:: Exercise details ::
Reproduce the lines of the material exactly, excluding every image.

____________

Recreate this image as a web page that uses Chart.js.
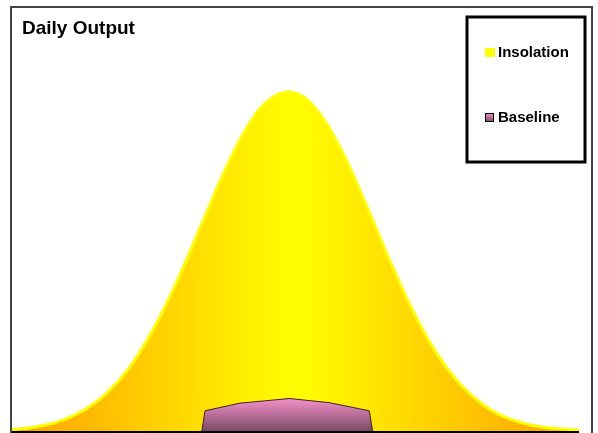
<!DOCTYPE html>
<html>
<head>
<meta charset="utf-8">
<title>Daily Output</title>
<script src="https://cdn.jsdelivr.net/npm/chart.js@4/dist/chart.umd.min.js"></script>
<style>
    body { margin: 0; background: #ffffff; }
    canvas { display: block; }
</style>
</head>
<body>
<canvas id="outputChart" width="598" height="433"></canvas>
<script>
// Chart data (hours of the day)
const chartTitle = 'Daily Output';
const seriesNames = ['Insolation', 'Baseline'];
const insolationHours = [0, 1, 2, 3, 4, 5, 6, 7, 8, 9, 10, 11, 12, 13, 14, 15, 16, 17, 18, 19, 20, 21, 22, 23, 24];
const insolationValues = [0.6, 1.2, 2.5, 5.0, 9.1, 15.4, 24.4, 35.7, 48.6, 61.5, 72.3, 78.8, 79.9, 75.2, 65.8, 53.4, 40.3, 28.2, 18.3, 11.1, 6.2, 3.2, 1.6, 0.8, 0.5];
const baselineHours = [8.03, 8.17, 9.65, 11.75, 13.45, 15.12, 15.27];
const baselineValues = [0, 5.0, 6.8, 7.9, 6.9, 5.0, 0];

const FONT = "'Liberation Sans', Arial, sans-serif";

// Orange at the edges, yellow in the middle
function insolationFill(context) {
    const area = context.chart.chartArea;
    if (!area) return '#ffff00';
    const g = context.chart.ctx.createLinearGradient(area.left, 0, area.right, 0);
    g.addColorStop(0, '#ffa000');
    g.addColorStop(0.5, '#ffff00');
    g.addColorStop(1, '#ffa000');
    return g;
}

// Pink on top fading to dark mauve at the bottom
function baselineFill(context) {
    const chart = context.chart;
    if (!chart.chartArea) return '#e080b8';
    const y = chart.scales.y;
    const g = chart.ctx.createLinearGradient(0, y.getPixelForValue(8), 0, y.getPixelForValue(0));
    g.addColorStop(0, '#f893ca');
    g.addColorStop(1, '#764866');
    return g;
}

// Frame, title, bottom axis line and the boxed legend
const decorations = {
    id: 'decorations',
    afterDatasetsDraw(chart) {
        const ctx = chart.ctx;
        const area = chart.chartArea;
        const zeroY = chart.scales.y.getPixelForValue(0);

        ctx.save();
        // outer frame
        ctx.strokeStyle = '#444444';
        ctx.lineWidth = 2;
        ctx.strokeRect(area.left - 1, area.top - 1, area.right - area.left + 14, 460);

        // axis line
        ctx.strokeStyle = '#000000';
        ctx.lineWidth = 2;
        ctx.beginPath();
        ctx.moveTo(area.left, zeroY);
        ctx.lineTo(area.right, zeroY);
        ctx.stroke();

        // title
        ctx.fillStyle = '#000000';
        ctx.font = 'bold 19px ' + FONT;
        ctx.textBaseline = 'middle';
        ctx.textAlign = 'left';
        ctx.fillText(chartTitle, 22, 29);

        // legend box
        ctx.lineWidth = 3;
        ctx.strokeStyle = '#000000';
        ctx.fillStyle = '#ffffff';
        ctx.fillRect(467, 17, 118, 145);
        ctx.strokeRect(467, 17, 118, 145);

        // legend entries
        ctx.fillStyle = '#ffff00';
        ctx.fillRect(485, 48, 10, 9);
        const sw = ctx.createLinearGradient(0, 113, 0, 122);
        sw.addColorStop(0, '#f893ca');
        sw.addColorStop(1, '#764866');
        ctx.fillStyle = sw;
        ctx.fillRect(485, 113, 9, 9);
        ctx.lineWidth = 1;
        ctx.strokeStyle = '#000000';
        ctx.strokeRect(485.5, 113.5, 8, 8);

        ctx.fillStyle = '#000000';
        ctx.font = 'bold 15px ' + FONT;
        chart.data.datasets.forEach((ds, i) => {
            ctx.fillText(ds.label, 498, i === 0 ? 53 : 118);
        });
        ctx.restore();
    }
};

const ctx = document.getElementById('outputChart').getContext('2d');
new Chart(ctx, {
    type: 'line',
    data: {
        datasets: [{
            label: seriesNames[0],
            data: insolationHours.map((h, i) => ({ x: h, y: insolationValues[i] })),
            borderColor: '#ffff00',
            borderWidth: 3,
            backgroundColor: insolationFill,
            fill: 'origin',
            pointRadius: 0,
            tension: 0.4,
            order: 2
        }, {
            label: seriesNames[1],
            data: baselineHours.map((h, i) => ({ x: h, y: baselineValues[i] })),
            borderColor: '#3a2030',
            borderWidth: 1,
            backgroundColor: baselineFill,
            fill: 'origin',
            pointRadius: 0,
            tension: 0,
            order: 1
        }]
    },
    options: {
        responsive: false,
        devicePixelRatio: 1,
        animation: false,
        layout: {
            padding: { left: 12, right: 19, top: 8, bottom: 1 }
        },
        scales: {
            x: { type: 'linear', min: 0, max: 24, display: false },
            y: { min: 0, max: 100, display: false }
        },
        plugins: {
            legend: { display: false },
            title: { display: false },
            tooltip: { enabled: false }
        }
    },
    plugins: [decorations]
});
</script>
</body>
</html>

____________

:: The output ::
Recreate this image as a web page that uses Chart.js.
<!DOCTYPE html>
<html>
<head>
<meta charset="utf-8">
<title>Daily Output</title>
<script src="https://cdn.jsdelivr.net/npm/chart.js@4/dist/chart.umd.min.js"></script>
<style>
    body { margin: 0; background: #ffffff; }
    canvas { display: block; }
</style>
</head>
<body>
<canvas id="outputChart" width="598" height="433"></canvas>
<script>
// Chart data (hours of the day)
const chartTitle = 'Daily Output';
const seriesNames = ['Insolation', 'Baseline'];
const insolationHours = [0, 1, 2, 3, 4, 5, 6, 7, 8, 9, 10, 11, 12, 13, 14, 15, 16, 17, 18, 19, 20, 21, 22, 23, 24];
const insolationValues = [0.6, 1.2, 2.5, 5.0, 9.1, 15.4, 24.4, 35.7, 48.6, 61.5, 72.3, 78.8, 79.9, 75.2, 65.8, 53.4, 40.3, 28.2, 18.3, 11.1, 6.2, 3.2, 1.6, 0.8, 0.5];
const baselineHours = [8.03, 8.17, 9.65, 11.75, 13.45, 15.12, 15.27];
const baselineValues = [0, 5.0, 6.8, 7.9, 6.9, 5.0, 0];

const FONT = "'Liberation Sans', Arial, sans-serif";

// Orange at the edges, yellow in the middle
function insolationFill(context) {
    const area = context.chart.chartArea;
    if (!area) return '#ffff00';
    const g = context.chart.ctx.createLinearGradient(area.left, 0, area.right, 0);
    g.addColorStop(0, '#ffa000');
    g.addColorStop(0.5, '#ffff00');
    g.addColorStop(1, '#ffa000');
    return g;
}

// Pink on top fading to dark mauve at the bottom
function baselineFill(context) {
    const chart = context.chart;
    if (!chart.chartArea) return '#e080b8';
    const y = chart.scales.y;
    const g = chart.ctx.createLinearGradient(0, y.getPixelForValue(8), 0, y.getPixelForValue(0));
    g.addColorStop(0, '#f893ca');
    g.addColorStop(1, '#764866');
    return g;
}

// Frame, title, bottom axis line and the boxed legend
const decorations = {
    id: 'decorations',
    afterDatasetsDraw(chart) {
        const ctx = chart.ctx;
        const area = chart.chartArea;
        const zeroY = chart.scales.y.getPixelForValue(0);

        ctx.save();
        // outer frame
        ctx.strokeStyle = '#444444';
        ctx.lineWidth = 2;
        ctx.strokeRect(area.left - 1, area.top - 1, area.right - area.left + 14, 460);

        // axis line
        ctx.strokeStyle = '#000000';
        ctx.lineWidth = 2;
        ctx.beginPath();
        ctx.moveTo(area.left, zeroY);
        ctx.lineTo(area.right, zeroY);
        ctx.stroke();

        // title
        ctx.fillStyle = '#000000';
        ctx.font = 'bold 19px ' + FONT;
        ctx.textBaseline = 'middle';
        ctx.textAlign = 'left';
        ctx.fillText(chartTitle, 22, 29);

        // legend box
        ctx.lineWidth = 3;
        ctx.strokeStyle = '#000000';
        ctx.fillStyle = '#ffffff';
        ctx.fillRect(467, 17, 118, 145);
        ctx.strokeRect(467, 17, 118, 145);

        // legend entries
        ctx.fillStyle = '#ffff00';
        ctx.fillRect(485, 48, 10, 9);
        const sw = ctx.createLinearGradient(0, 113, 0, 122);
        sw.addColorStop(0, '#f893ca');
        sw.addColorStop(1, '#764866');
        ctx.fillStyle = sw;
        ctx.fillRect(485, 113, 9, 9);
        ctx.lineWidth = 1;
        ctx.strokeStyle = '#000000';
        ctx.strokeRect(485.5, 113.5, 8, 8);

        ctx.fillStyle = '#000000';
        ctx.font = 'bold 15px ' + FONT;
        chart.data.datasets.forEach((ds, i) => {
            ctx.fillText(ds.label, 498, i === 0 ? 53 : 118);
        });
        ctx.restore();
    }
};

const ctx = document.getElementById('outputChart').getContext('2d');
new Chart(ctx, {
    type: 'line',
    data: {
        datasets: [{
            label: seriesNames[0],
            data: insolationHours.map((h, i) => ({ x: h, y: insolationValues[i] })),
            borderColor: '#ffff00',
            borderWidth: 3,
            backgroundColor: insolationFill,
            fill: 'origin',
            pointRadius: 0,
            tension: 0.4,
            order: 2
        }, {
            label: seriesNames[1],
            data: baselineHours.map((h, i) => ({ x: h, y: baselineValues[i] })),
            borderColor: '#3a2030',
            borderWidth: 1,
            backgroundColor: baselineFill,
            fill: 'origin',
            pointRadius: 0,
            tension: 0,
            order: 1
        }]
    },
    options: {
        responsive: false,
        devicePixelRatio: 1,
        animation: false,
        layout: {
            padding: { left: 12, right: 19, top: 8, bottom: 1 }
        },
        scales: {
            x: { type: 'linear', min: 0, max: 24, display: false },
            y: { min: 0, max: 100, display: false }
        },
        plugins: {
            legend: { display: false },
            title: { display: false },
            tooltip: { enabled: false }
        }
    },
    plugins: [decorations]
});
</script>
</body>
</html>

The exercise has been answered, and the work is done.